The case hinges on how Schneiderman interpreted a regulation promulgated by then-Attorney General (now-Governor) Andrew Cuomo in 2006, 13 NYCRR § 91.5. The law on which the regulation is based, N.Y. Exec. Law § 172-b(1),  reads,“[e]very charitable organization registered or required to be registered … shall file with the attorney general an annual written financial report, on forms prescribed by the attorney general, on or before the fifteenth day of the fifth calendar month after the close of such fiscal year.”

The regulation promulgated by then-Attorney General Cuomo in 2006, 13 NYCRR § 91.5, specifies that “[a]ll organizations that do not claim annual report exemptions for all laws under which they are registered.. . must include a copy of the following IRS forms with their submission of the CHAR500, regardless of whether such IRS forms are submitted or required to be submitted to the IRS: (a) a copy of the complete IRS form 990, 990-EZ or 990-PF with schedules; and (b) a copy of the complete IRS form 990-T, if applicable.” (emphasis added)

Citizens United, which registered as a charity in New York State in 1995, has “never filed copies of their Schedules B with the Attorney General,” according to the court ruling.

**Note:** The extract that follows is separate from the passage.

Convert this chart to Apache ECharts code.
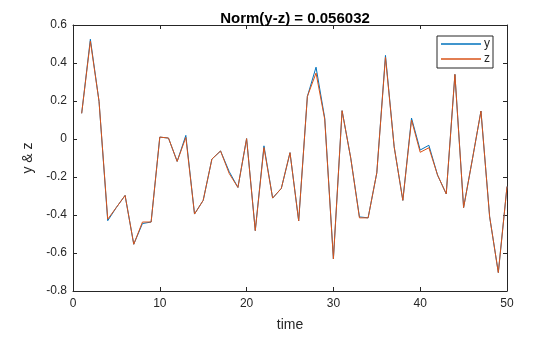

The controversy, the court said, began in 2012, two years into Schneiderman’s tenure, when “the Charities Bureau [of the NY State Attorney General’s Office] conducted a review of its operations and determined that certain organizations were not filing Schedule B along with their annual reports.”

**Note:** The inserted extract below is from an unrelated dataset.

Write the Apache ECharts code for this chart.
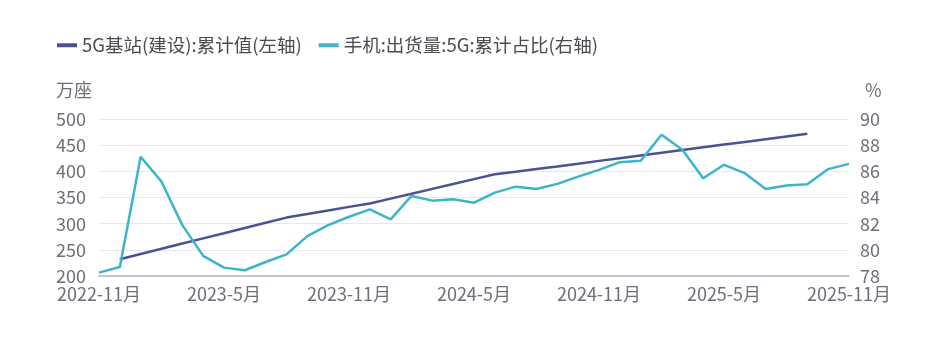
<!DOCTYPE html>
<html>
<head>
<meta charset="utf-8">
<script src="https://cdn.jsdelivr.net/npm/echarts@6/dist/echarts.min.js"></script>
<style>html,body{margin:0;padding:0;background:#fff;}#c{width:937px;height:339px;}</style>
</head>
<body>
<div id="c"></div>
<script>
const categories = ["2022-11月","2022-12月","2023-1月","2023-2月","2023-3月","2023-4月","2023-5月","2023-6月","2023-7月","2023-8月","2023-9月","2023-10月","2023-11月","2023-12月","2024-1月","2024-2月","2024-3月","2024-4月","2024-5月","2024-6月","2024-7月","2024-8月","2024-9月","2024-10月","2024-11月","2024-12月","2025-1月","2025-2月","2025-3月","2025-4月","2025-5月","2025-6月","2025-7月","2025-8月","2025-9月","2025-10月","2025-11月"];
const baseStations = [null,232.0,242.0,252.0,262.0,271.9,281.7,291.7,301.7,311.6,318.4,325.2,332.1,338.5,347.9,357.1,366.5,375.7,385.1,394.3,399.1,404.3,409.4,414.6,420.0,425.2,430.4,435.5,440.7,445.9,451.1,456.2,461.4,466.6,471.8,null,null];
const phoneShare = [78.26,78.69,87.11,85.21,81.89,79.54,78.64,78.44,79.07,79.65,81.05,81.89,82.53,83.09,82.33,84.12,83.76,83.86,83.6,84.37,84.83,84.65,85.04,85.6,86.11,86.7,86.8,88.8,87.65,85.47,86.5,85.86,84.65,84.91,85.01,86.17,86.57];
const seriesNames = ["5G基站(建设):累计值(左轴)","手机:出货量:5G:累计占比(右轴)"];
const leftUnit = "万座", rightUnit = "%";

const chart = echarts.init(document.getElementById('c'), null, {renderer:'canvas'});
const font = "'Noto Sans CJK SC', sans-serif";
const labelColor = '#6e6e78';
chart.setOption({
  animation:false,
  color:['#4a5294','#3cb4c9'],
  textStyle:{fontFamily:font},
  legend:{
    left:52, top:31, itemWidth:20, itemHeight:4, itemGap:17, icon:'rect',
    textStyle:{fontSize:18.5, color:'#4a4a52', fontFamily:font},
    data:seriesNames
  },
  grid:{left:99, right:88, top:119, bottom:63, containLabel:false},
  xAxis:{
    type:'category', boundaryGap:false, data:categories,
    axisLine:{lineStyle:{color:'#c4c4d4', width:2}},
    axisTick:{show:false},
    axisLabel:{interval:5, color:labelColor, fontSize:18, margin:9, fontFamily:font, showMaxLabel:true}
  },
  yAxis:[{
    type:'value', min:200, max:500, interval:50, name:leftUnit,
    nameLocation:'end', nameGap:20, nameTextStyle:{color:labelColor, fontSize:18, align:'right', padding:[0,7,0,0], fontFamily:font},
    axisLabel:{color:labelColor, fontSize:18, margin:13, fontFamily:font},
    axisLine:{show:false}, axisTick:{show:false},
    splitLine:{lineStyle:{color:'#e8e8f2', width:1}}
  },{
    type:'value', min:78, max:90, interval:2, name:rightUnit,
    nameLocation:'end', nameGap:20, nameTextStyle:{color:labelColor, fontSize:18, align:'left', padding:[0,0,0,16], fontFamily:font},
    axisLabel:{color:labelColor, fontSize:18, margin:11, fontFamily:font},
    axisLine:{show:false}, axisTick:{show:false},
    splitLine:{show:false}
  }],
  series:[{
    name:seriesNames[0], type:'line', yAxisIndex:0, data:baseStations,
    showSymbol:false, symbol:'none', lineStyle:{width:2.5}, connectNulls:false
  },{
    name:seriesNames[1], type:'line', yAxisIndex:1, data:phoneShare,
    showSymbol:false, symbol:'none', lineStyle:{width:2.5}
  }]
});
</script>
</body>
</html>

“In April 2013,” the court continued, “the Attorney General notified plaintiffs [Citizens United] that their annual reports for tax year 2011 were incomplete due to the absence of Schedule B.”

As the court noted, Citizens United “argue[s] that the Schedule B policy is preempted by federal law, which sets out a mechanism for states to request Schedules B from the IRS and also ensures the confidentiality of donor information.” They further argue that “the Attorney General’s policy of obtaining Schedules B directly from charities, rather than requesting them from the IRS, conflicts with these federal statutory provisions.”

By obtaining Schedules B information with its list of all of Citizens United’s donors around the country, not just those who are residents of New York, without complying with the federal confidentiality requirements which guide IRS disclosure of this information to the various state entitities, the New York State Attorney General would be in a position to publicly disclose information of every Citizens United donor.

According to the court, Citizens United “alleges that the Attorney General [Schneiderman] initially read section 91.5 of the promulgated regulation as not requiring registered charities to submit Schedule B, but then reversed his interpretation without providing notice of his reversal or an opportunity for public comment.”

In addition, the court noted, Citizens United “contend[s] that the Attorney General adopted the Schedule B policy in contravention of the New York State Administrative Procedure Act (“SAPA”). Because on plaintiffs’ reading the plain text of section 91.5 does not require charities to submit Schedule B with their annual reports, they argue that the Attorney General was obligated to comply with SAPA’s formal rulemaking procedures before reaching the opposite conclusion.”

Citizens United has 30 days to appeal the decision, which appears to be the likely next step.

Though the federal judge did not find in favor of Citizens United’s request for a preliminary injunction against the New York State Attorney General, the facts outlined in the ruling offer the conservative group reason to be optimistic on appeal.